Researchers at the University of Wollongong, Australia have created a 3D printer-compatible hydrogel that is mechanically tough and able to repeatedly change shape in response to water temperature. The scientists have demonstrated the technology by 3D-printing an autonomous water valve, but the material could also be used to create soft robots, custom designed sensors and self-assembling macrostructures.
The aim of so-called "4D printing" is to extend additive manufacturing to the dimension of time. The idea is to create 3D-printed objects using special materials that are sensitive to heat, water or pressure that can autonomously change shape in very specific, purposeful ways in response to environmental conditions, long after they’ve come out of the printer. In some cases, the objects can even revert back to their original shape.
Examples of 4D printing have included simple self-assembling bodies that fold together when baked, polymers that bend into shape in response to water, heat or pressure, and smart strands inspired by self-assembling nanostructures. Admittedly, 4D printing is far from practical in its current iteration, but the technology is very young and will likely take big steps forward as 3D printing becomes more accessible.

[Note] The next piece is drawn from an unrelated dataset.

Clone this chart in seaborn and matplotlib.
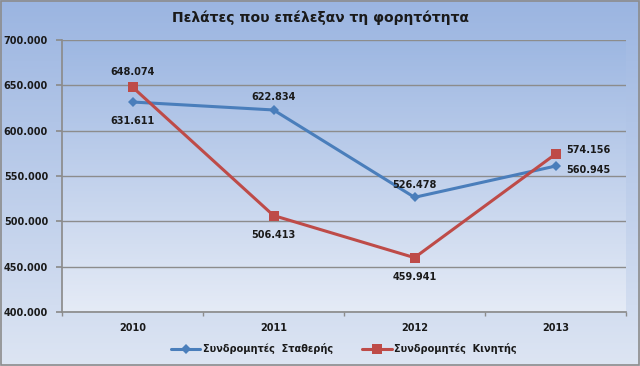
import numpy as np
import pandas as pd
import matplotlib
matplotlib.use("Agg")
import matplotlib.pyplot as plt
from matplotlib.ticker import FuncFormatter, FixedLocator
import seaborn as sns

years = ["2010", "2011", "2012", "2013"]
fixed = [631611, 622834, 526478, 560945]
mobile = [648074, 506413, 459941, 574156]
series_names = ["Συνδρομητές  Σταθερής", "Συνδρομητές  Κινητής"]
title = "Πελάτες που επέλεξαν τη φορητότητα"

df = pd.DataFrame({
    "year": years * 2,
    "value": fixed + mobile,
    "series": [series_names[0]] * 4 + [series_names[1]] * 4,
})

sns.set_theme(style="white")
plt.rcParams['font.family'] = ['DejaVu Sans']

fig = plt.figure(figsize=(6.4, 3.66), dpi=100)

def gradient(top_hex, bot_hex):
    top = np.array([int(top_hex[i:i+2], 16) for i in (1, 3, 5)]) / 255
    bot = np.array([int(bot_hex[i:i+2], 16) for i in (1, 3, 5)]) / 255
    t = np.linspace(0, 1, 256)[:, None]
    return (top[None, :] * (1 - t) + bot[None, :] * t)[:, None, :]

# gradient background over whole figure
bg = fig.add_axes([0, 0, 1, 1], zorder=-10)
bg.imshow(gradient("#9bb5e1", "#dde5f3"), aspect="auto", extent=[0, 1, 0, 1])
bg.set_axis_off()
fig.patches.append(plt.Rectangle((0.001, 0.002), 0.997, 0.995, transform=fig.transFigure,
                                 fill=False, edgecolor="#8c8c8c", linewidth=1.2))

ax = fig.add_axes([62/640, 1 - 312/366, (626-62)/640, (312-40)/366])
ax.patch.set_alpha(0)
ax.imshow(gradient("#9db7e2", "#e5ebf6"), aspect="auto", extent=[0, 1, 0, 1],
          transform=ax.transAxes, zorder=-5)

palette = {series_names[0]: "#4a7ebb", series_names[1]: "#be4b48"}
sns.lineplot(data=df, x="year", y="value", hue="series", style="series",
             markers={series_names[0]: "D", series_names[1]: "s"},
             dashes=False, palette=palette, linewidth=2.2, ax=ax,
             markersize=6, markeredgewidth=0, legend=True, sort=False)
for line in ax.lines:
    if line.get_marker() == "D":
        line.set_markersize(5)
    elif line.get_marker() == "s":
        line.set_markersize(7)

ax.set_ylim(400000, 700000)
ax.set_xlim(-0.5, 3.5)
ax.set_yticks(np.arange(400000, 700001, 50000))
ax.yaxis.set_major_formatter(FuncFormatter(lambda v, p: f"{int(v):,}".replace(",", ".")))
ax.xaxis.set_minor_locator(FixedLocator([-0.5, 0.5, 1.5, 2.5, 3.5]))
ax.grid(axis="y", color="#8c8c8c", linewidth=1)
ax.set_axisbelow(True)
for s in ["top", "right"]:
    ax.spines[s].set_visible(False)
ax.spines["left"].set_color("#8c8c8c")
ax.spines["bottom"].set_color("#8c8c8c")
ax.tick_params(axis="y", length=4, color="#8c8c8c", left=True, labelsize=7, pad=6)
ax.tick_params(axis="x", which="major", length=0, labelsize=7, pad=8)
ax.tick_params(axis="x", which="minor", length=3, color="#8c8c8c", bottom=True)
for lbl in ax.get_xticklabels() + ax.get_yticklabels():
    lbl.set_fontweight("bold")
    lbl.set_color("#1a1a1a")
ax.set_xlabel("")
ax.set_ylabel("")

fmt = lambda v: f"{v:,}".replace(",", ".")
fixed_off = [(0, -14, "center"), (0, 9, "center"), (0, 9, "center"), (8, -3, "left")]
mobile_off = [(0, 11, "center"), (0, -14, "center"), (0, -14, "center"), (8, 3, "left")]
for i in range(4):
    dx, dy, ha = fixed_off[i]
    ax.annotate(fmt(fixed[i]), (i, fixed[i]), xytext=(dx, dy), textcoords="offset points",
                ha=ha, va="center", fontsize=7, fontweight="bold", color="#1a1a1a")
    dx, dy, ha = mobile_off[i]
    ax.annotate(fmt(mobile[i]), (i, mobile[i]), xytext=(dx, dy), textcoords="offset points",
                ha=ha, va="center", fontsize=7, fontweight="bold", color="#1a1a1a")

leg = ax.legend(loc="center", bbox_to_anchor=(0.5, -0.135), ncol=2, frameon=False,
                fontsize=7, handlelength=3, columnspacing=3, handletextpad=0.3)
for txt in leg.get_texts():
    txt.set_fontweight("bold")
    txt.set_color("#1a1a1a")

fig.text(0.5, 1 - 18/366, title, ha="center", va="center", fontsize=10,
         fontweight="bold", color="#1a1a1a")

fig.savefig("out.png", dpi=100)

According to Professor Marc in het Panhuis and team, current 4D printing applications can produce some very radical changes in shape, but they often take a long time to respond, the materials lose mechanical strength as they bend, and the shape-shifting is only reversible only up to a point. The scientists have therefore developed a special hydrogel that goes in a very different direction, generating quick, reversible and mechanically reliable changes in response to changes in water temperature.

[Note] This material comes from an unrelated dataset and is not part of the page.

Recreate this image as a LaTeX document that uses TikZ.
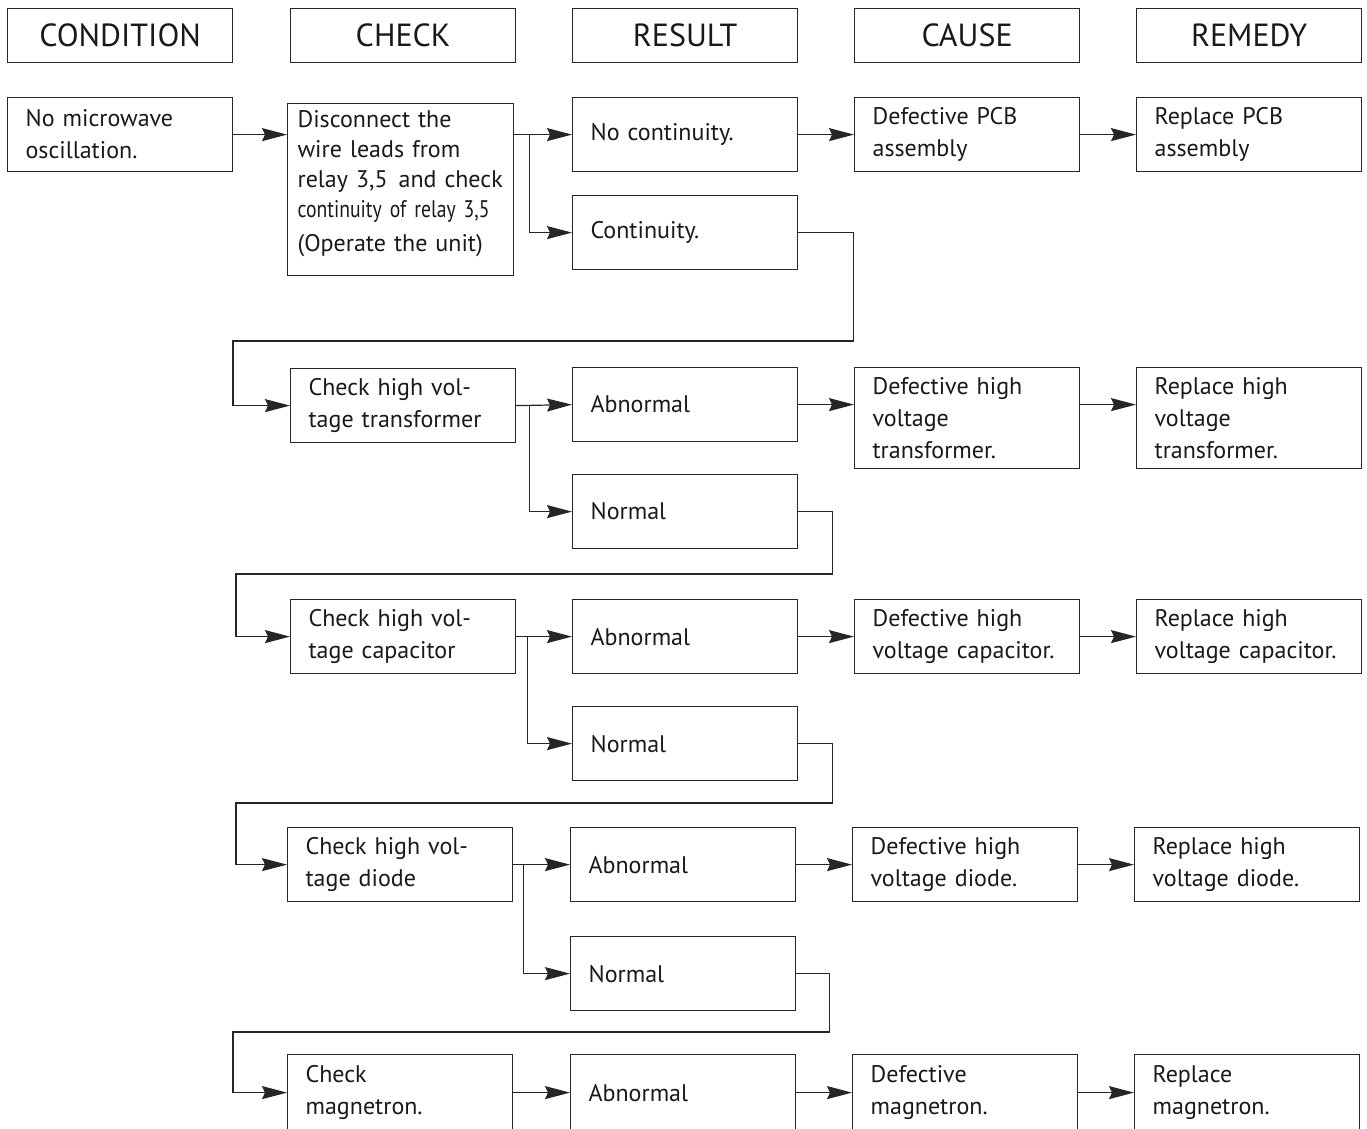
\documentclass[tikz,border=0pt]{standalone}
\usepackage{fontspec}
\setmainfont{PT Sans}
\usetikzlibrary{arrows.meta}
\tikzset{
	x=1pt,
	y=-1pt,
	>={Stealth[length=25pt,width=13pt,inset=3pt]},
	line/.style={
		draw=black!85,
		line width=1.2pt
	},
	box/.style={
		draw=black!85,
		line width=1.2pt,
		anchor=north west,
		minimum width=225pt,
		minimum height=74pt,
		text width=189pt,
		inner xsep=18pt,
		align=left,
		text=black!90,
		font=\fontsize{24}{32}\selectfont
	},
	head/.style={
		draw=black!85,
		line width=1.2pt,
		anchor=north west,
		minimum width=225pt,
		minimum height=54pt,
		text=black!90,
		font=\fontsize{32}{38}\selectfont
	}
}
\begin{document}
\begin{tikzpicture}
	\useasboundingbox (0,0) rectangle (1367,1128);

	\node [head] (hcond) at (7,8) {CONDITION};
	\node [head] (hchk) at (290,8) {CHECK};
	\node [head] (hres) at (572,8) {RESULT};
	\node [head] (hcau) at (854,8) {CAUSE};
	\node [head] (hrem) at (1136,8) {REMEDY};

	\node [box, text width=206pt, inner xsep=10pt, minimum height=172pt,
		font=\fontsize{24}{30}\selectfont] (chk0) at (287,103)
		{Disconnect the\\wire leads from\\\mbox{relay 3,5\hspace{3pt} and check}\\{\addfontfeatures{FakeStretch=0.82}continuity of relay 3,5}\\[4pt](Operate the unit)\\[-12pt]\mbox{}};
	\node [box] (cond) at (7,97) {No microwave\\oscillation.};
	\node [box] (res0a) at (572,97) {No continuity.};
	\node [box] (res0b) at (572,195) {Continuity.};
	\node [box] (cau0) at (854,97) {Defective PCB\\assembly};
	\node [box] (rem0) at (1136,97) {Replace PCB\\assembly};

	\node [box] (chk1) at (290,368) {Check high vol-\\tage transformer};
	\node [box] (res1a) at (572,367) {Abnormal};
	\node [box] (res1b) at (572,474) {Normal};
	\node [box, minimum height=101pt] (cau1) at (854,367) {Defective high\\voltage\\transformer.};
	\node [box, minimum height=101pt] (rem1) at (1136,367) {Replace high\\voltage\\transformer.};

	\node [box] (chk2) at (290,599) {Check high vol-\\tage capacitor};
	\node [box] (res2a) at (572,599) {Abnormal};
	\node [box] (res2b) at (572,706) {Normal};
	\node [box] (cau2) at (854,599) {Defective high\\voltage capacitor.};
	\node [box] (rem2) at (1136,599) {Replace high\\voltage capacitor.};

	\node [box] (chk3) at (287,827) {Check high vol-\\tage diode};
	\node [box] (res3a) at (570,827) {Abnormal};
	\node [box] (res3b) at (570,936) {Normal};
	\node [box] (cau3) at (852,827) {Defective high\\voltage diode.};
	\node [box] (rem3) at (1134,827) {Replace high\\voltage diode.};

	\node [box, minimum height=76pt] (chk4) at (287,1054) {Check\\magnetron.};
	\node [box, minimum height=76pt] (res4) at (570,1054) {Abnormal};
	\node [box, minimum height=76pt] (cau4) at (852,1054) {Defective\\magnetron.};
	\node [box, minimum height=76pt] (rem4) at (1134,1054) {Replace\\magnetron.};

	\coordinate (br0) at ([xshift=15pt]chk0.east |- res0a.west);
	\coordinate (br1) at ([xshift=13pt]chk1.east);
	\coordinate (br2) at ([xshift=11pt]chk2.east);
	\coordinate (br3) at ([xshift=10pt]chk3.east);
	\coordinate (lp1) at (233,341);
	\coordinate (lp2) at (236,574);
	\coordinate (lp3) at (236,803);
	\coordinate (lp4) at (233,1032);

	\draw [line,->] (cond.east) -- (cond.east -| chk0.west);
	\draw [line,->] (res0a.west -| chk0.east) -- (res0a.west);
	\draw [line,->] (br0) |- (res0b.west);
	\draw [line,->] (res0a.east) -- (cau0.west);
	\draw [line,->] (cau0.east) -- (rem0.west);
	\draw [line,->] (res0b.east) -- ++(55,0) |- (lp1) |- (chk1.west);

	\draw [line,->] (chk1.east) -- (res1a.west);
	\draw [line,->] (br1) |- (res1b.west);
	\draw [line,->] (res1a.east) -- (res1a.east -| cau1.west);
	\draw [line,->] (res1a.east -| cau1.east) -- (res1a.east -| rem1.west);
	\draw [line,->] (res1b.east) -- ++(34,0) |- (lp2) |- (chk2.west);

	\draw [line,->] (chk2.east) -- (res2a.west);
	\draw [line,->] (br2) |- (res2b.west);
	\draw [line,->] (res2a.east) -- (cau2.west);
	\draw [line,->] (cau2.east) -- (rem2.west);
	\draw [line,->] (res2b.east) -- ++(34,0) |- (lp3) |- (chk3.west);

	\draw [line,->] (chk3.east) -- (res3a.west);
	\draw [line,->] (br3) |- (res3b.west);
	\draw [line,->] (res3a.east) -- (cau3.west);
	\draw [line,->] (cau3.east) -- (rem3.west);
	\draw [line,->] (res3b.east) -- ++(33,0) |- (lp4) |- (chk4.west);

	\draw [line,->] (chk4.east) -- (res4.west);
	\draw [line,->] (res4.east) -- (cau4.west);
	\draw [line,->] (cau4.east) -- (rem4.west);
\end{tikzpicture}
\end{document}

The researchers created a material that uses a tough ionic covalent entanglement (ICE) gel as the active material in concentrations of up to 20 percent. ICE gels consist of two polymer networks that rely on crosslinked ionic and covalent chemical bonds. The unique structure toughens the material and prevents microscopic cracks from propagating throughout its structure, avoiding catastrophic mechanical failures.
Beyond a critical temperature of about 35° C (95° F), the gel quickly loses a great part of its water content and shrinks down in volume by nearly 50 percent. Panhuis and colleagues used this phenomenon to 3D-print a valve that closes when exposed to hot water, blocking 99 percent of water flow, and then reliably opens once water temperature drops. Unlike a standard 3D-printed material, the gel morphs without human intervention and can repeatedly open and close without straining.
It’s early days yet for this technology, but shape-shifting materials like this one (whether they respond to water temperature, heat or pressure) could lead to big advances in construction, making it easier to assemble materials in extreme environments like deep space without relying on humans or expensive, elaborate robots. And if future 3D printers can shrink to the molecular scale, the medical applications could be truly revolutionary.
The study is described in the latest issue of the journal Macromolecular Rapid Communications.